Monday, 27 May 2013

*Click Click*


For my Birthday last November, I was given an Olympus Om10. Now I’m no photographer but I’ve always been in love with the idea of using film. I’ve completely romanticized the idea of using an analogue camera. The idea of walking through fields of long grass and flowers, taking pictures of friends or a loved one whilst the sun casts everything in the kind of golden glow that you only get on a warm summer’s evening, is utterly appealing to me. Completely unrealistic too. Rather like my expectations for myself as a ‘photographer’.
Now being the type of person who hates reading instruction manuals and who’d much rather just try to use something or put something together straight off the bat, I, of course, loaded the camera up and went out shooting. I took pictures of vintage fairs, the snow, farmers markets and family members through the space of a few months. Don’t ask me why it’s taken me around six months to fill a film because I honestly don’t not myself.
A few years ago I was bought a Lomography Diana camera, also for my birthday. I remember looking at the website for months prier and being convinced that I was going to become some creative genius by simply using one of these incredibly quirky camera’s. I really couldn’t have been more wrong. It took three rolls of film, my money refunded twice, having a pity discount and asking for someone’s help before I could actually capture something that was a mass of blurred colour. After all of that I now have some really fun pictures of my friends and some weird bits and bobs, that I’ve grown to really love and that have become really precious.
I still wasn’t getting the type of images that I wanted from my Diana and being a mad work man who nearly always blames her tools, I decided it was time to invest in a proper analogue camera in the hope that it would fix all the problems that I had been experiencing with my Diana. Yet again I was wrong.
Like always I went to get my photo’s developed optimistically believing that at least two out of the twenty-eight photos would be good and makeup for the rest of them being awful. After an hour of waiting after month and months I finally got to see the fruits of my labors. Which weren’t great.

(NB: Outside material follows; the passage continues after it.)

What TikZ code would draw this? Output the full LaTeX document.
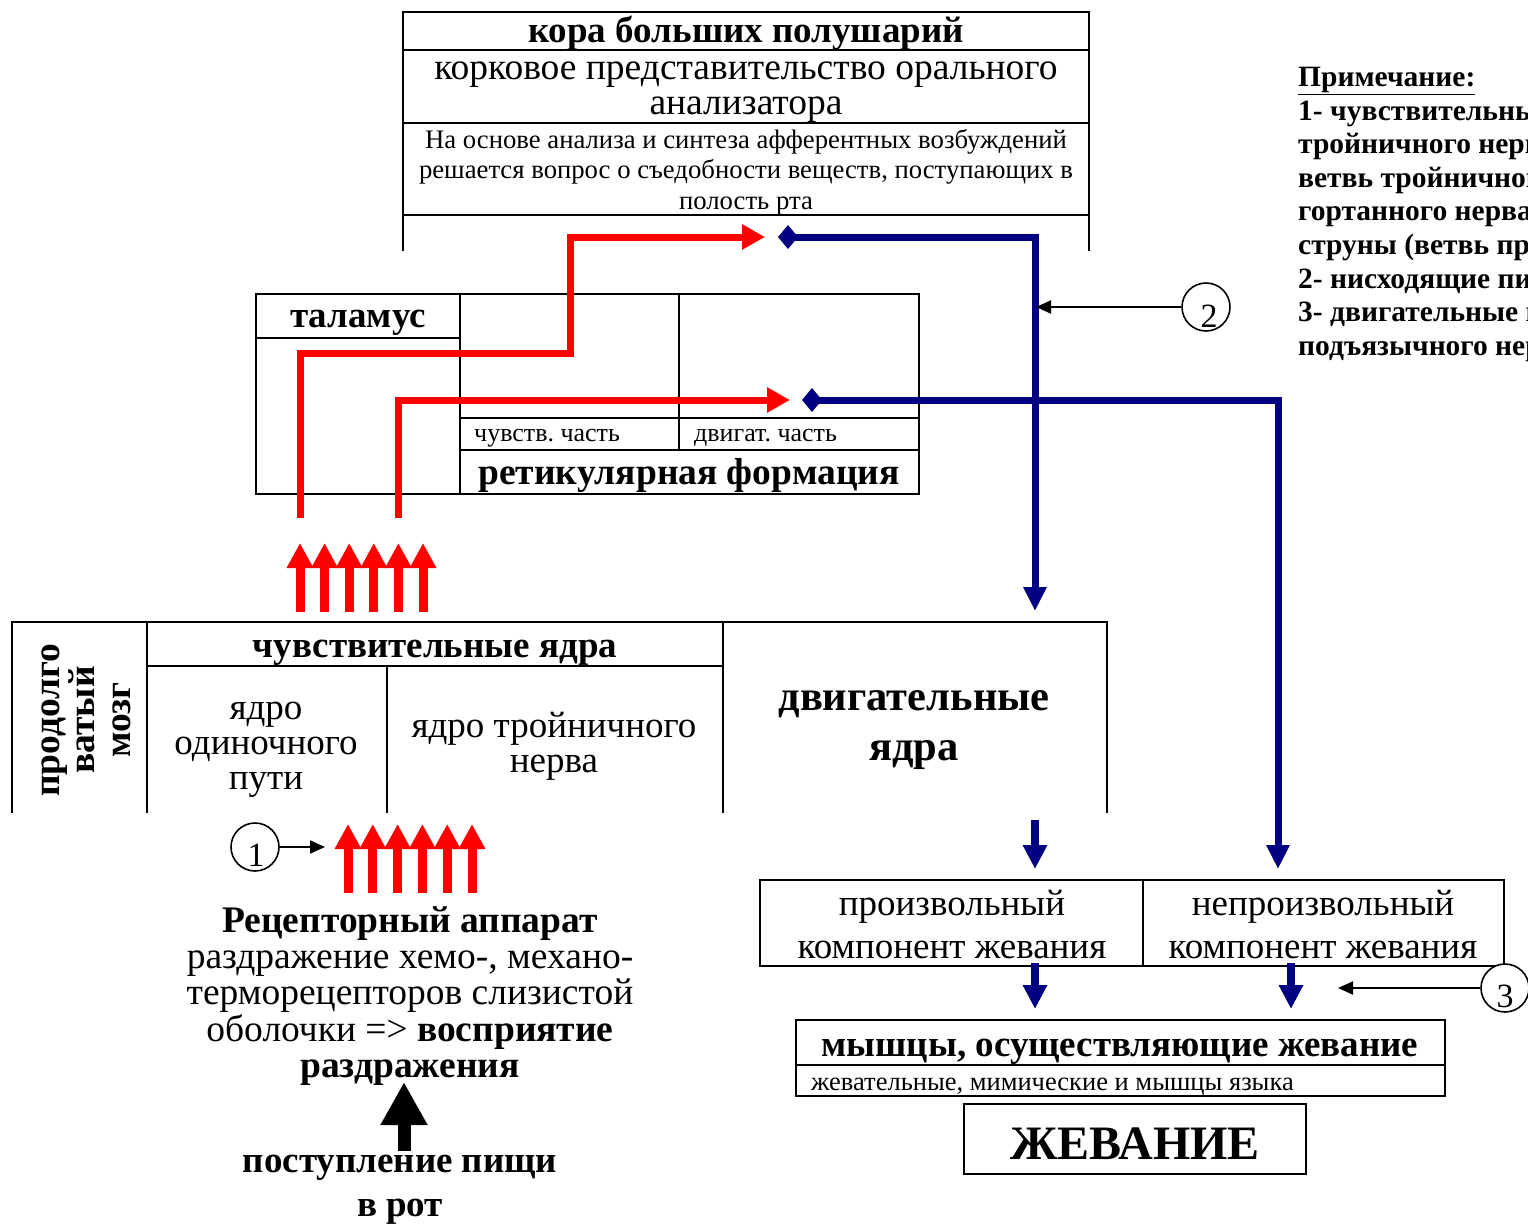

Although the pictures weren’t as bad as the first few sets of Diana photo’s I had developed they weren’t brilliant either. Only seventeen were developed – still better than the measly five-blurred Diana photo’s. It was at that point I thought ‘Maybe I should read a book about how to take photo’s’. In the end my friend sent me a link to a digital copy of the original manual, which I never thought about trying to find and I also thought that it was a really sweet thing to do. Over the next few days I plan to read the manual in the hopes that it teaches me how to use my camera to gain a good shot and not just a blurry mess from where I was trying to be ‘artistic’.